My Shuffle Doesn’t Need Protecting
There are iPod purists out there who feel their iPod should exist unprotected from the elements. They argue using protective cases hide the beauty of the design of the iPod. I agree and I disagree. My iPod is beautiful. But it has been protected since the day I bought it. I’m perfectly happy with catching glimpses of my still pristine iPod as I open the cover from my iPod Armor to start it up every morning.
Protect your iPod? Yes, there is logic to it. Protect your iPod Shuffle? No, this doesn’t make sense.
Recently I received a sample of the SkinTight for iPod Shuffle from Speck. Normally review samples that cross my desk are met with great excitement and anticipation. This was not one of those cases. I originally set out to provide an objective review of this product, so generously sent to me by Speck Products. A few years ago I had the pleasure of reviewing another product from Speck, the iSport, and I wanted it to do the same for their latest offering. But iPodlounge already wrote a comprehensive review of this product on their site and frankly, there isn’t anything exciting to say. So I have ended up with a subjective view on the entire category of Shuffle protective cases.
I ask the question: Why? Why do you need a protective case for something that is plastic, light, and comes with a carrying device (the included lanyard)? For other iPods, the metal backing can get scratched. The screen can get scratched. You can lose your grip on it and drop it — risking damage to the hard drive. None of that is relevant to the Shuffle. I don’t care if it is made of rubber, plastic, neoprene, or aluminum. The Shuffle simply does not need protecting.
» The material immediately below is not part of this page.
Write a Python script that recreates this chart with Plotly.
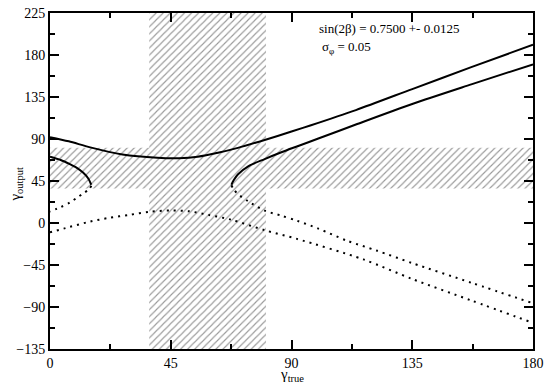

I can’t blame Speck for coming out with this product. They have made a name for themselves as “Protection for Mobile Devices.” The Shuffle is, after all, a mobile device and hey let’s face it, if they didn’t do it, someone else would do it. But I can blame them for charging $19.95 and in effect taking advantage of the hype. This product is maybe worth $5.
Check out a more technical review of the Skin Tight and other Shuffle cases at iPodlounge. But let it be known I strongly disagree with their B+ score for this case. With the black model I received, I couldn’t see the green status light through the rubber and the lanyard does not attach to the Shuffle when the skin is put on. Sounds like a C score at best. But in my opinion, it shouldn’t have been made (let alone sold) anyways.
Comments
I concur. I have an old Mini Cooper—just out of the restoration shop—and bought a Shuffle to listen to music in the car. Not only does protection seem superfluous, but I realized that listening to an MP3 player without a display is like listening to…um…well, radio. I don’t miss seeing song titles, because plain ol’ FM doesn’t do that either.
i totally understand where you guys are coming from but there is always an exception to the obvious. i use my shuffle as i walk the lakefront walking path that is virtually next to lake pontchartrain in la. many days the wind is strong enough to push the waves over the seawall and splash me and my shuffle! so i will be buying a silicone cover as soon as they ship! ditto about the display… i couldn’t care less! just like fm radio but i get to pick the tunes!
People who buy shuffles run with them, drop them, lose them and then find them (with battery life ready to go). My roommate actually washed his and dried it in the drier. He walked into my room wondering if he should try and turn it on? Worked like a charm! The shuffle is simple and tough! No need for a cover that probably weighs more than the shuffle!
Oh, of course, this completely misses the point. iPod cases have nothing to do with logic.
iPod shuffle “skins” exist for the same reason 900 billion iPod cases exist: personalization. Sliding your iPod into a case you’ve chosen largely for aesthetic value (you’ll tell yourself you did a careful feature comparison like a good geek shopper, but you’re fooling yourself; you bought that Coach leather case for your mini because it looked good); protecting your iPod is a secondary consideration at best, and always has been.
Cases will be marketed as providing all sorts of necessary protection, and perhaps most of them actually do provide some measure of the same, but that’s not why people buy them, when you get right down to it. If protecting the iPod is the iPod Case raison d’etre, somebody needs to come up with a better explanation for the iGuy.